— start of SOURCE DATA —
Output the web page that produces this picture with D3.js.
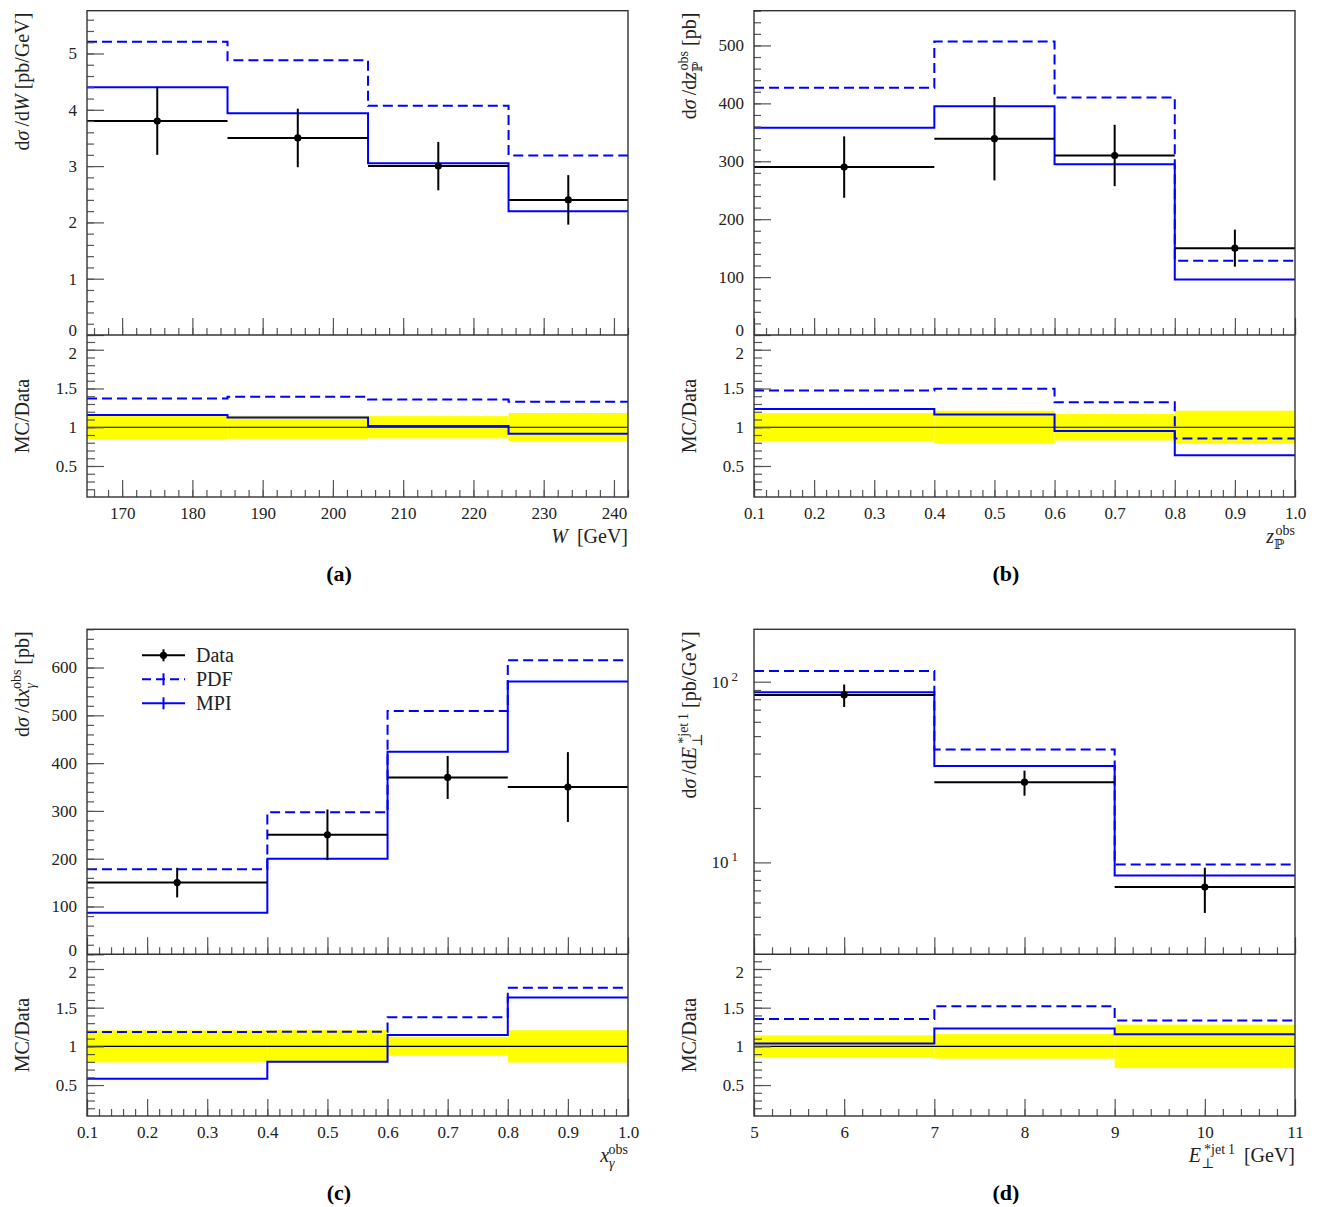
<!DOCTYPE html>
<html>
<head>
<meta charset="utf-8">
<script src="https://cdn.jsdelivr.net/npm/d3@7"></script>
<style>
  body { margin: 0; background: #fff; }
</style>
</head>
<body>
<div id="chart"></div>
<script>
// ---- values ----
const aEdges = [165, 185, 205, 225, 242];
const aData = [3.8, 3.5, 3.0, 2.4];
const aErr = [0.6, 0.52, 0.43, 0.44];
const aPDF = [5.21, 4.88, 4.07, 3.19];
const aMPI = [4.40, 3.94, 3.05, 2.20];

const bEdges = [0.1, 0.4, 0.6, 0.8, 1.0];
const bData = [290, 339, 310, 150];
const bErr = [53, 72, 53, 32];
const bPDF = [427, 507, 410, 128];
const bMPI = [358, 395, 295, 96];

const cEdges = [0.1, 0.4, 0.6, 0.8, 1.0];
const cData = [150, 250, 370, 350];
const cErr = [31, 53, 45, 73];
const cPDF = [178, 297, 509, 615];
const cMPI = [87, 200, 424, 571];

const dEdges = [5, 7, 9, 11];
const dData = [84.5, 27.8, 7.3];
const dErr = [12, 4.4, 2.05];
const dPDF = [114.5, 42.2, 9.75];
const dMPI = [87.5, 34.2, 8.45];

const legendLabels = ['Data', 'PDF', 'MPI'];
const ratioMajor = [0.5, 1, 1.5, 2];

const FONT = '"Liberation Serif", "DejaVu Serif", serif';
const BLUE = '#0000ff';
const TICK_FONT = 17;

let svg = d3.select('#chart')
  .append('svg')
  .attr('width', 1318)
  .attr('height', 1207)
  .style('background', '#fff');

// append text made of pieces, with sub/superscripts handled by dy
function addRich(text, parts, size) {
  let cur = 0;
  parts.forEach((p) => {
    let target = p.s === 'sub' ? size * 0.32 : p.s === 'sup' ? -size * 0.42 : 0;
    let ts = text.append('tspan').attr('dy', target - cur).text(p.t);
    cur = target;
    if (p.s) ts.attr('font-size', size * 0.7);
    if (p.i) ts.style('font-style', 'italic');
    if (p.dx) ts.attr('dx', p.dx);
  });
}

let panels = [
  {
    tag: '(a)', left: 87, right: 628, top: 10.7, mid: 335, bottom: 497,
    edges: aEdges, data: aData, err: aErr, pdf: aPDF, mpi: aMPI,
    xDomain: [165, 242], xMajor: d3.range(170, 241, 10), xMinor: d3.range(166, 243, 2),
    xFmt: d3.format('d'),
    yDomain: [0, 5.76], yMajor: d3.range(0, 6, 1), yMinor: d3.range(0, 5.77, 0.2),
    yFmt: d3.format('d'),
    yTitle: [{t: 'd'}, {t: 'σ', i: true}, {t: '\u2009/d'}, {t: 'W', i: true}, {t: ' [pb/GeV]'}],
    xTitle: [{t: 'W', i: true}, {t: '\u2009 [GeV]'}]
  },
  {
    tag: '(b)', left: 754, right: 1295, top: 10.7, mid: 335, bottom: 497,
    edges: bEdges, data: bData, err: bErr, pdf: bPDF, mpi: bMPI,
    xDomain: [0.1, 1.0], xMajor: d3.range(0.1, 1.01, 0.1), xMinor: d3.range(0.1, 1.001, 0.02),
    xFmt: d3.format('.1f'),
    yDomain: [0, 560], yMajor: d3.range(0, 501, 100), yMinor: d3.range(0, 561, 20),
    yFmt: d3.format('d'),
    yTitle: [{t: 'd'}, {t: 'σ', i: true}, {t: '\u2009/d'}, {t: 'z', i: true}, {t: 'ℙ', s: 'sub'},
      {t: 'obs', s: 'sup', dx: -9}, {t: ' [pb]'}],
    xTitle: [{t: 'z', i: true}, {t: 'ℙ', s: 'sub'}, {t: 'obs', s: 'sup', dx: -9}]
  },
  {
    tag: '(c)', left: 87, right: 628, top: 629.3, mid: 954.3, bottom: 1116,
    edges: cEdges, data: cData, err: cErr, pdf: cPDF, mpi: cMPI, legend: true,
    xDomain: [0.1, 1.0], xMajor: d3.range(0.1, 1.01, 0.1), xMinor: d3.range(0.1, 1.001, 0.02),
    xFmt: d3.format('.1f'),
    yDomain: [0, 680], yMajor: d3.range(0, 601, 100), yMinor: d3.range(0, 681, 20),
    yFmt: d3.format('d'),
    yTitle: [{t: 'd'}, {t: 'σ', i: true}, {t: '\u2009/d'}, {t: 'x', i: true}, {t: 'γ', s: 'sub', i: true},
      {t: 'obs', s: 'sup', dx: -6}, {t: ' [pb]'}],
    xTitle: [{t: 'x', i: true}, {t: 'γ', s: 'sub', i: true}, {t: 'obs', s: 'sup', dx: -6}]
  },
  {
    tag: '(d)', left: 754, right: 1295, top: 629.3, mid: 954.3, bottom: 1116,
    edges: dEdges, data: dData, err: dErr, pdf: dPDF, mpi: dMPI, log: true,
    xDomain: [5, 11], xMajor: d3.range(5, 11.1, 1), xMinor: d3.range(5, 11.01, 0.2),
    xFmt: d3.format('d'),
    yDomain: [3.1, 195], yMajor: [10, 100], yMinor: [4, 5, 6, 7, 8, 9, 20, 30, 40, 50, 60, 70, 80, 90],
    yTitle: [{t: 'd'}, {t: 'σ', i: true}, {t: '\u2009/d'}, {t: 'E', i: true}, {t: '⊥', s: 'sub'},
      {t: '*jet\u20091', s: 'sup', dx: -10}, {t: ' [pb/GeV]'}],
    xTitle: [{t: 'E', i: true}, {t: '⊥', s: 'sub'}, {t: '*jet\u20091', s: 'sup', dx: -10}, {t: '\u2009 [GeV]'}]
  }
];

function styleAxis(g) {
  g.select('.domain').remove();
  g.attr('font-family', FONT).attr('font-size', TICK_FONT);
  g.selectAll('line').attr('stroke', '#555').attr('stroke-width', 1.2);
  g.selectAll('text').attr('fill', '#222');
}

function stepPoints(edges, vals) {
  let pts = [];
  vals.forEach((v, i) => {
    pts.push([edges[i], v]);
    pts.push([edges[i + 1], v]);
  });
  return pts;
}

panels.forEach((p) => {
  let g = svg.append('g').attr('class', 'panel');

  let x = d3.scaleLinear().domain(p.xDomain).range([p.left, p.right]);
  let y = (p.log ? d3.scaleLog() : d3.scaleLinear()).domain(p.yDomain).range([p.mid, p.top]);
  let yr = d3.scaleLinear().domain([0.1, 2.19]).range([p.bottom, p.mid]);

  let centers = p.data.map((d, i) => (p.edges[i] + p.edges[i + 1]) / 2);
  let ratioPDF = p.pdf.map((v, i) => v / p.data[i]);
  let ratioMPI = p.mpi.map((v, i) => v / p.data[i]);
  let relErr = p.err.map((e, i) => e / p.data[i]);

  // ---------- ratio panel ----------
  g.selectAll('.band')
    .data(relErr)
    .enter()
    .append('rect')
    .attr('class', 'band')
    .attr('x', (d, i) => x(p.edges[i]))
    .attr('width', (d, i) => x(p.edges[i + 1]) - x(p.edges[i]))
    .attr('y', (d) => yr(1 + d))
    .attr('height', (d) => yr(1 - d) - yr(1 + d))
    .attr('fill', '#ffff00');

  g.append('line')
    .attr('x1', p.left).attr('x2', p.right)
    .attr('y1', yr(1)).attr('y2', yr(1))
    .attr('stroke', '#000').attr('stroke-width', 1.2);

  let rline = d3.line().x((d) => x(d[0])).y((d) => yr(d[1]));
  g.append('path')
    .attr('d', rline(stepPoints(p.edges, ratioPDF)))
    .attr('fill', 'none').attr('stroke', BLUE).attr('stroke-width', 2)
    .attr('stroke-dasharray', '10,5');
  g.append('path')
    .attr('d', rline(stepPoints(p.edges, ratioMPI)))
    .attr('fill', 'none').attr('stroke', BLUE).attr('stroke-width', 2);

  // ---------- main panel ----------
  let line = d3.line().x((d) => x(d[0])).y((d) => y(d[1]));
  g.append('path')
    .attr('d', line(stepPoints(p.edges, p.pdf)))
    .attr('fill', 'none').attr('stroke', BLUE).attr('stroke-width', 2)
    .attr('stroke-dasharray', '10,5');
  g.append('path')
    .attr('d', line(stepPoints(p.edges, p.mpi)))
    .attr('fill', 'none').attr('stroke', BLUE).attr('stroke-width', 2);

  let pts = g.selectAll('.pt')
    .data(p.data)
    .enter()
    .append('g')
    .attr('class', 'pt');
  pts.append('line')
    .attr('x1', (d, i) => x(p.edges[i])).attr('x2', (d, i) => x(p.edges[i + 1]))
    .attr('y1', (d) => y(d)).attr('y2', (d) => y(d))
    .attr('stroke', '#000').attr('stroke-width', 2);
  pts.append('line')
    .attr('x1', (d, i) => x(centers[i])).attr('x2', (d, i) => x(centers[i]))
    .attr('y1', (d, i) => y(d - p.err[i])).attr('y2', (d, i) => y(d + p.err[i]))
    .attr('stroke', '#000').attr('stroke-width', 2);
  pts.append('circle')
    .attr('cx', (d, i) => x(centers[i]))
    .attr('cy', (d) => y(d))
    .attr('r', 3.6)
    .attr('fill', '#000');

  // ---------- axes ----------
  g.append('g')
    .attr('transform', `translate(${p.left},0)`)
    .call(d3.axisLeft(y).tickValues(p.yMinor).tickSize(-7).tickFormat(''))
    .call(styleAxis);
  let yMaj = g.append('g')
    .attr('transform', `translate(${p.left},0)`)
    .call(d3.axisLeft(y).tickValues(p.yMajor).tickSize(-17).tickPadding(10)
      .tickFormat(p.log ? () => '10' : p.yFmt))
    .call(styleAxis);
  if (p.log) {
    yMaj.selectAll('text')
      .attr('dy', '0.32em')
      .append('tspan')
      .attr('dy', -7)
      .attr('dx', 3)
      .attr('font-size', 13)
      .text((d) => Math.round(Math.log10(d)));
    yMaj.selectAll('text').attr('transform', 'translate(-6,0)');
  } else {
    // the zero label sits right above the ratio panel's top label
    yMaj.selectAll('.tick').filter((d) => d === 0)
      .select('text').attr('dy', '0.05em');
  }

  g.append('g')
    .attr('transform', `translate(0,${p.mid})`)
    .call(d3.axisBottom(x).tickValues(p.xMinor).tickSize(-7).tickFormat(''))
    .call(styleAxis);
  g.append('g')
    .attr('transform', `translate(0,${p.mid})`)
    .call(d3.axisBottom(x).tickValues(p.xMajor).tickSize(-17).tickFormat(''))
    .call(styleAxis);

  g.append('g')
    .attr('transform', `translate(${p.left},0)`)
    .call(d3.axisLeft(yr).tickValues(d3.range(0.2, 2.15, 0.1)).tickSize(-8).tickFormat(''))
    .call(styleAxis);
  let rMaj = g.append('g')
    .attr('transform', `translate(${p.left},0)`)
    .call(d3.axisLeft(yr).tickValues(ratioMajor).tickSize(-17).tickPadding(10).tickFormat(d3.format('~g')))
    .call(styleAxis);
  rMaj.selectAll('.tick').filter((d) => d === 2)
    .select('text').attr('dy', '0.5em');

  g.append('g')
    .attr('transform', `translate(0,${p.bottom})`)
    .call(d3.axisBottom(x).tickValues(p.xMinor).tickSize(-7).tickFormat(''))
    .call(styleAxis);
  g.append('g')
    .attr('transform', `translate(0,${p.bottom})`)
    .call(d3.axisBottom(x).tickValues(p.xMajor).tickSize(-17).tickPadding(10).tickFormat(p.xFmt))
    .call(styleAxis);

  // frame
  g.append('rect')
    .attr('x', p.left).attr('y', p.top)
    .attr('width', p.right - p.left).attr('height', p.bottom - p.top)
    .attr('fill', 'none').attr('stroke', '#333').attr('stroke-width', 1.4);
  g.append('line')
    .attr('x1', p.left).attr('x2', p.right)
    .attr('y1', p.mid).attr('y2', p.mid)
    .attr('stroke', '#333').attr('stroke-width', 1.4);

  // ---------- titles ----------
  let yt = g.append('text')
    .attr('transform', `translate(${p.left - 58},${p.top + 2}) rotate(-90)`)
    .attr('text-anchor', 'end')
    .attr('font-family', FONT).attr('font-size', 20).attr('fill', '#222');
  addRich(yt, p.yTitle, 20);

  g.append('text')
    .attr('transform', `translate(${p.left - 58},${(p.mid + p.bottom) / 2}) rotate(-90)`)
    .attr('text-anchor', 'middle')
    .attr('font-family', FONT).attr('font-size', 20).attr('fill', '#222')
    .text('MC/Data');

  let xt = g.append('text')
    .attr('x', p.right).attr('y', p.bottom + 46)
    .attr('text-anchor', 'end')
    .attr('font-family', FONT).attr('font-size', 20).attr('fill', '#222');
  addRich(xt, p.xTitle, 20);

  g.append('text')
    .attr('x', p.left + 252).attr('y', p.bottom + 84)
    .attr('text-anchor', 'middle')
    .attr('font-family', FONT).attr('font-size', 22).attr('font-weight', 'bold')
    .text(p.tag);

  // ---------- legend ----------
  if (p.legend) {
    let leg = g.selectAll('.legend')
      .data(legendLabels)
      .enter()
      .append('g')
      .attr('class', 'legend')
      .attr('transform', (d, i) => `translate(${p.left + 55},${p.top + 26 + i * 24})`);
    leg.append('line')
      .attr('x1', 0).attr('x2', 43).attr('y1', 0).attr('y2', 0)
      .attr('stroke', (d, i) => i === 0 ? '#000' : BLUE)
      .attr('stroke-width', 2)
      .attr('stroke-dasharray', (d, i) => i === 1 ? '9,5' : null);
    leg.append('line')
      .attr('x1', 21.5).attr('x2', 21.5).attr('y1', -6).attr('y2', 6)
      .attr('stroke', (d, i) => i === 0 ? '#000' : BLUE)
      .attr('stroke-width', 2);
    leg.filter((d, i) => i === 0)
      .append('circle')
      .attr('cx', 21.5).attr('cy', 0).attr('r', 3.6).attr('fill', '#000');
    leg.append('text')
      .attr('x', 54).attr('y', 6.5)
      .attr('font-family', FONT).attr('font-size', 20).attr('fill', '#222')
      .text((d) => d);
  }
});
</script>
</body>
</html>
— end of SOURCE DATA —
### PROBLEM DESCRIPTION
Everything from the first line of the listing above through the line that contains "const aMPI = [4.40, 3.94, 3.05, 2.20];" is to be restated word for word, minus the pictures.

### ANSWER BELOW
Output the web page that produces this picture with D3.js.
<!DOCTYPE html>
<html>
<head>
<meta charset="utf-8">
<script src="https://cdn.jsdelivr.net/npm/d3@7"></script>
<style>
  body { margin: 0; background: #fff; }
</style>
</head>
<body>
<div id="chart"></div>
<script>
// ---- values ----
const aEdges = [165, 185, 205, 225, 242];
const aData = [3.8, 3.5, 3.0, 2.4];
const aErr = [0.6, 0.52, 0.43, 0.44];
const aPDF = [5.21, 4.88, 4.07, 3.19];
const aMPI = [4.40, 3.94, 3.05, 2.20];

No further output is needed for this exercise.